EXERCISE DIRECTIONS >> Reproduce the listing below without changes, except that pictures are left out.

===== GIVEN DATA =====

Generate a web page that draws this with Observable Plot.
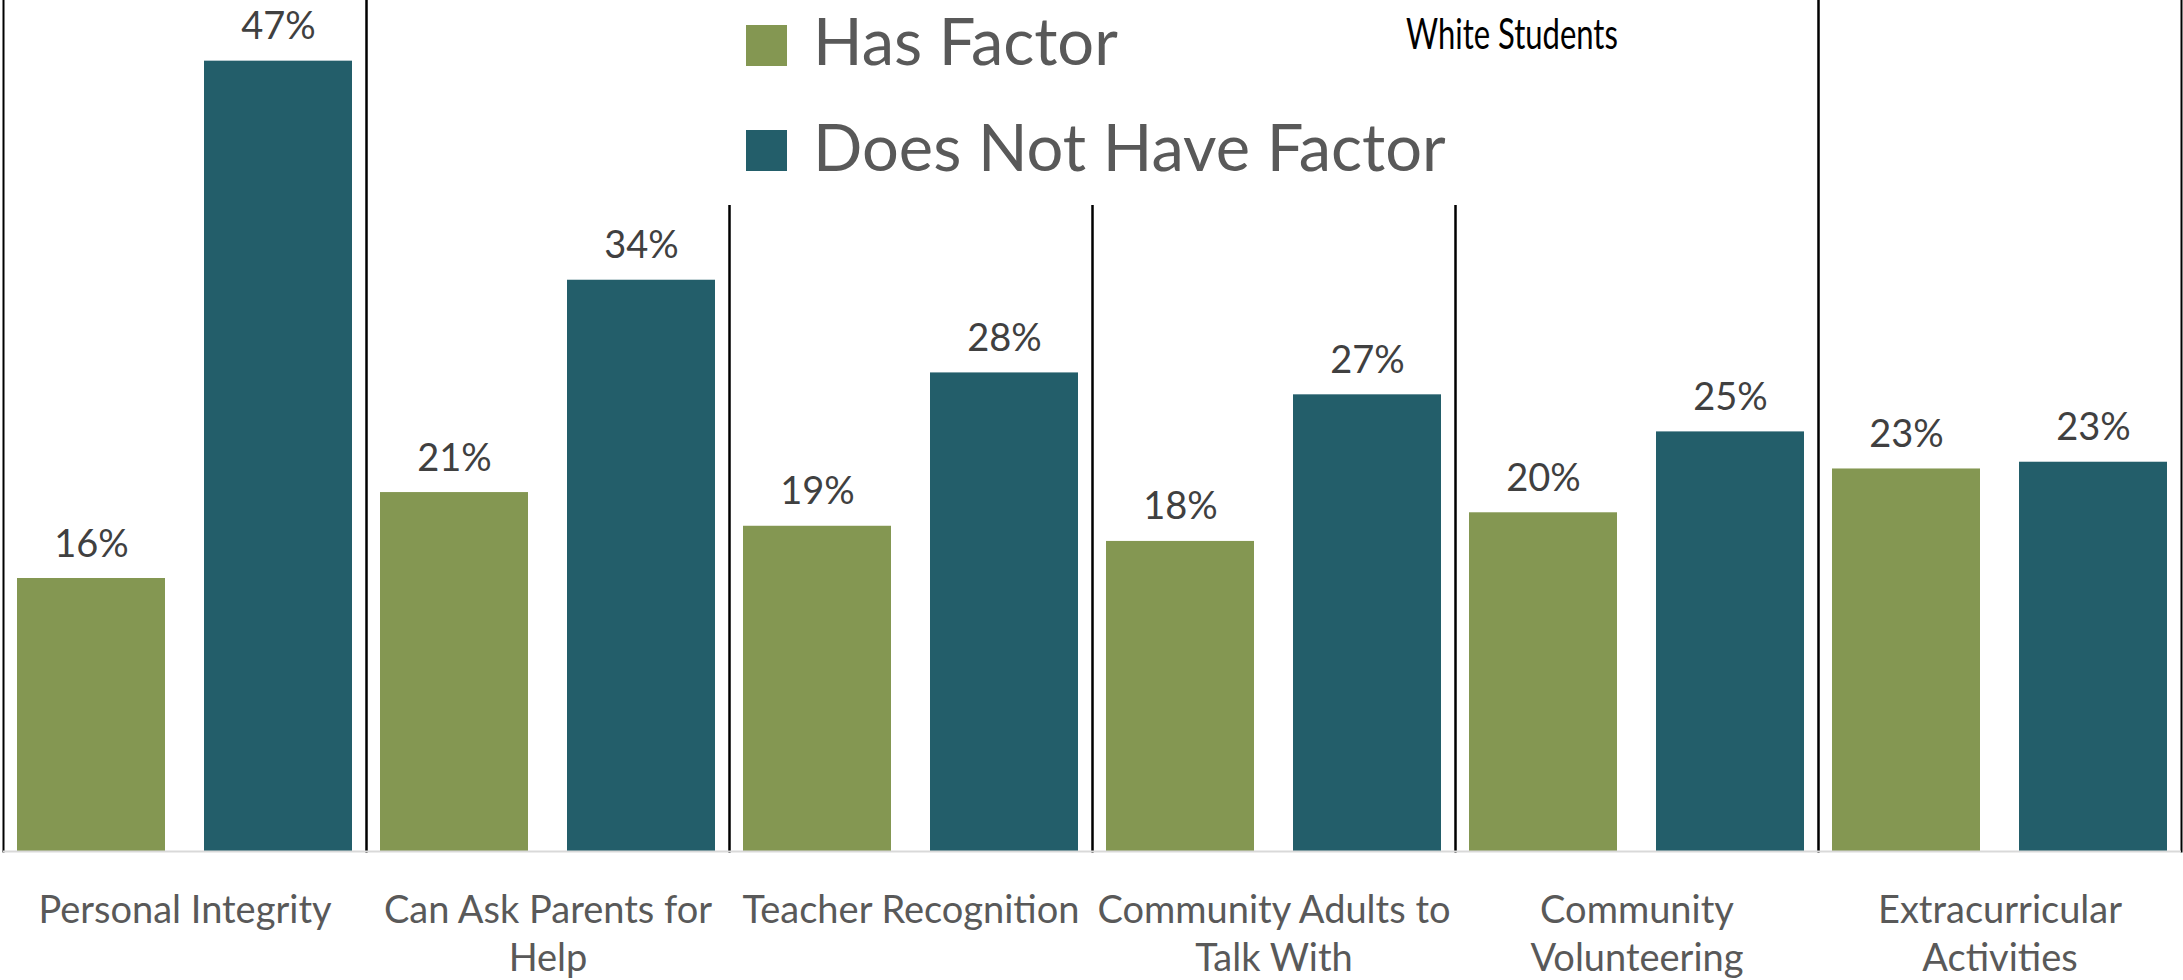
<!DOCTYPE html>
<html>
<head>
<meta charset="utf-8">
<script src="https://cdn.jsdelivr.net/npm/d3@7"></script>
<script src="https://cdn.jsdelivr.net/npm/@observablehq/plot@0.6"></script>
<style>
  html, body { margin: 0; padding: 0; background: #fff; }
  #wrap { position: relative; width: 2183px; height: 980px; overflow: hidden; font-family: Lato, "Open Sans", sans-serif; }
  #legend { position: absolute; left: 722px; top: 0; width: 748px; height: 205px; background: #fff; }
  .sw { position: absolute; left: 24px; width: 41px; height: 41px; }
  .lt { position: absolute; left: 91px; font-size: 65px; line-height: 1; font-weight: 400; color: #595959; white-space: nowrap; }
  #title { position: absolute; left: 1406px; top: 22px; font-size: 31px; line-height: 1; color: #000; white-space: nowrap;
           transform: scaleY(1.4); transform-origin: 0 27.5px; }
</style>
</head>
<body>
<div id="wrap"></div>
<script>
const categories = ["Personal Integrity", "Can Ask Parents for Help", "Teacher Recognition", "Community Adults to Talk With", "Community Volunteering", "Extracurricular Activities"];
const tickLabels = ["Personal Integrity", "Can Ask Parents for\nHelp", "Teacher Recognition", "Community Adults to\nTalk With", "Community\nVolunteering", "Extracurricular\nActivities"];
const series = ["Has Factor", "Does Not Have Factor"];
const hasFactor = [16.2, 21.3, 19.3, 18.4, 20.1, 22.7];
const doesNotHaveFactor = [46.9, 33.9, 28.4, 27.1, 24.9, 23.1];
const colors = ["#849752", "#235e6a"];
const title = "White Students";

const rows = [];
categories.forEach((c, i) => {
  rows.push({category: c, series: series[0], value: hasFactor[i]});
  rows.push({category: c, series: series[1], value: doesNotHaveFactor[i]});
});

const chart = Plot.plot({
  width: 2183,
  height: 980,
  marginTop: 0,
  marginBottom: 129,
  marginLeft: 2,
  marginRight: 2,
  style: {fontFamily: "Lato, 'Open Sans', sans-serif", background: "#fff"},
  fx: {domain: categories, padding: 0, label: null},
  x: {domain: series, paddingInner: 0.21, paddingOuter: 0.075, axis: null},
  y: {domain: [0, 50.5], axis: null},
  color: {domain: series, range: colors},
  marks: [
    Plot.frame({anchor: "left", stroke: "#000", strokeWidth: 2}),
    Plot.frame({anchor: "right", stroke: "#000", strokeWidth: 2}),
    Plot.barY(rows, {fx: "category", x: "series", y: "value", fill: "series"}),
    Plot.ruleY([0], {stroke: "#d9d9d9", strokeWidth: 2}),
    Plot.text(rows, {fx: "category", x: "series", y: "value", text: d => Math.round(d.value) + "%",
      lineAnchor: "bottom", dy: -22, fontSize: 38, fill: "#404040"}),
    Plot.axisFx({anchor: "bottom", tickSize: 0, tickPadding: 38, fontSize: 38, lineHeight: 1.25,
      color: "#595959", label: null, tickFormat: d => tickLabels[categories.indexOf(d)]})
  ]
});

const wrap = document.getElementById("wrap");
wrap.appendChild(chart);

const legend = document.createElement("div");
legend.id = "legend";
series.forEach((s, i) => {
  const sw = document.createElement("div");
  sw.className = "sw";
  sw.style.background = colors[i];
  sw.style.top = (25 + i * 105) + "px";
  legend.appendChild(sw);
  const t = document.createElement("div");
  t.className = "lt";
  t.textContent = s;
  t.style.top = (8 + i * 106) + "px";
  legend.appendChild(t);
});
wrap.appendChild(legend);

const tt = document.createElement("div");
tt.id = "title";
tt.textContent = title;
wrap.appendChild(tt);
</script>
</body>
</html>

=====

WRITTEN ANSWER >>
Generate a web page that draws this with Observable Plot.
<!DOCTYPE html>
<html>
<head>
<meta charset="utf-8">
<script src="https://cdn.jsdelivr.net/npm/d3@7"></script>
<script src="https://cdn.jsdelivr.net/npm/@observablehq/plot@0.6"></script>
<style>
  html, body { margin: 0; padding: 0; background: #fff; }
  #wrap { position: relative; width: 2183px; height: 980px; overflow: hidden; font-family: Lato, "Open Sans", sans-serif; }
  #legend { position: absolute; left: 722px; top: 0; width: 748px; height: 205px; background: #fff; }
  .sw { position: absolute; left: 24px; width: 41px; height: 41px; }
  .lt { position: absolute; left: 91px; font-size: 65px; line-height: 1; font-weight: 400; color: #595959; white-space: nowrap; }
  #title { position: absolute; left: 1406px; top: 22px; font-size: 31px; line-height: 1; color: #000; white-space: nowrap;
           transform: scaleY(1.4); transform-origin: 0 27.5px; }
</style>
</head>
<body>
<div id="wrap"></div>
<script>
const categories = ["Personal Integrity", "Can Ask Parents for Help", "Teacher Recognition", "Community Adults to Talk With", "Community Volunteering", "Extracurricular Activities"];
const tickLabels = ["Personal Integrity", "Can Ask Parents for\nHelp", "Teacher Recognition", "Community Adults to\nTalk With", "Community\nVolunteering", "Extracurricular\nActivities"];
const series = ["Has Factor", "Does Not Have Factor"];
const hasFactor = [16.2, 21.3, 19.3, 18.4, 20.1, 22.7];
const doesNotHaveFactor = [46.9, 33.9, 28.4, 27.1, 24.9, 23.1];
const colors = ["#849752", "#235e6a"];
const title = "White Students";

const rows = [];
categories.forEach((c, i) => {
  rows.push({category: c, series: series[0], value: hasFactor[i]});
  rows.push({category: c, series: series[1], value: doesNotHaveFactor[i]});
});

const chart = Plot.plot({
  width: 2183,
  height: 980,
  marginTop: 0,
  marginBottom: 129,
  marginLeft: 2,
  marginRight: 2,
  style: {fontFamily: "Lato, 'Open Sans', sans-serif", background: "#fff"},
  fx: {domain: categories, padding: 0, label: null},
  x: {domain: series, paddingInner: 0.21, paddingOuter: 0.075, axis: null},
  y: {domain: [0, 50.5], axis: null},
  color: {domain: series, range: colors},
  marks: [
    Plot.frame({anchor: "left", stroke: "#000", strokeWidth: 2}),
    Plot.frame({anchor: "right", stroke: "#000", strokeWidth: 2}),
    Plot.barY(rows, {fx: "category", x: "series", y: "value", fill: "series"}),
    Plot.ruleY([0], {stroke: "#d9d9d9", strokeWidth: 2}),
    Plot.text(rows, {fx: "category", x: "series", y: "value", text: d => Math.round(d.value) + "%",
      lineAnchor: "bottom", dy: -22, fontSize: 38, fill: "#404040"}),
    Plot.axisFx({anchor: "bottom", tickSize: 0, tickPadding: 38, fontSize: 38, lineHeight: 1.25,
      color: "#595959", label: null, tickFormat: d => tickLabels[categories.indexOf(d)]})
  ]
});

const wrap = document.getElementById("wrap");
wrap.appendChild(chart);

const legend = document.createElement("div");
legend.id = "legend";
series.forEach((s, i) => {
  const sw = document.createElement("div");
  sw.className = "sw";
  sw.style.background = colors[i];
  sw.style.top = (25 + i * 105) + "px";
  legend.appendChild(sw);
  const t = document.createElement("div");
  t.className = "lt";
  t.textContent = s;
  t.style.top = (8 + i * 106) + "px";
  legend.appendChild(t);
});
wrap.appendChild(legend);

const tt = document.createElement("div");
tt.id = "title";
tt.textContent = title;
wrap.appendChild(tt);
</script>
</body>
</html>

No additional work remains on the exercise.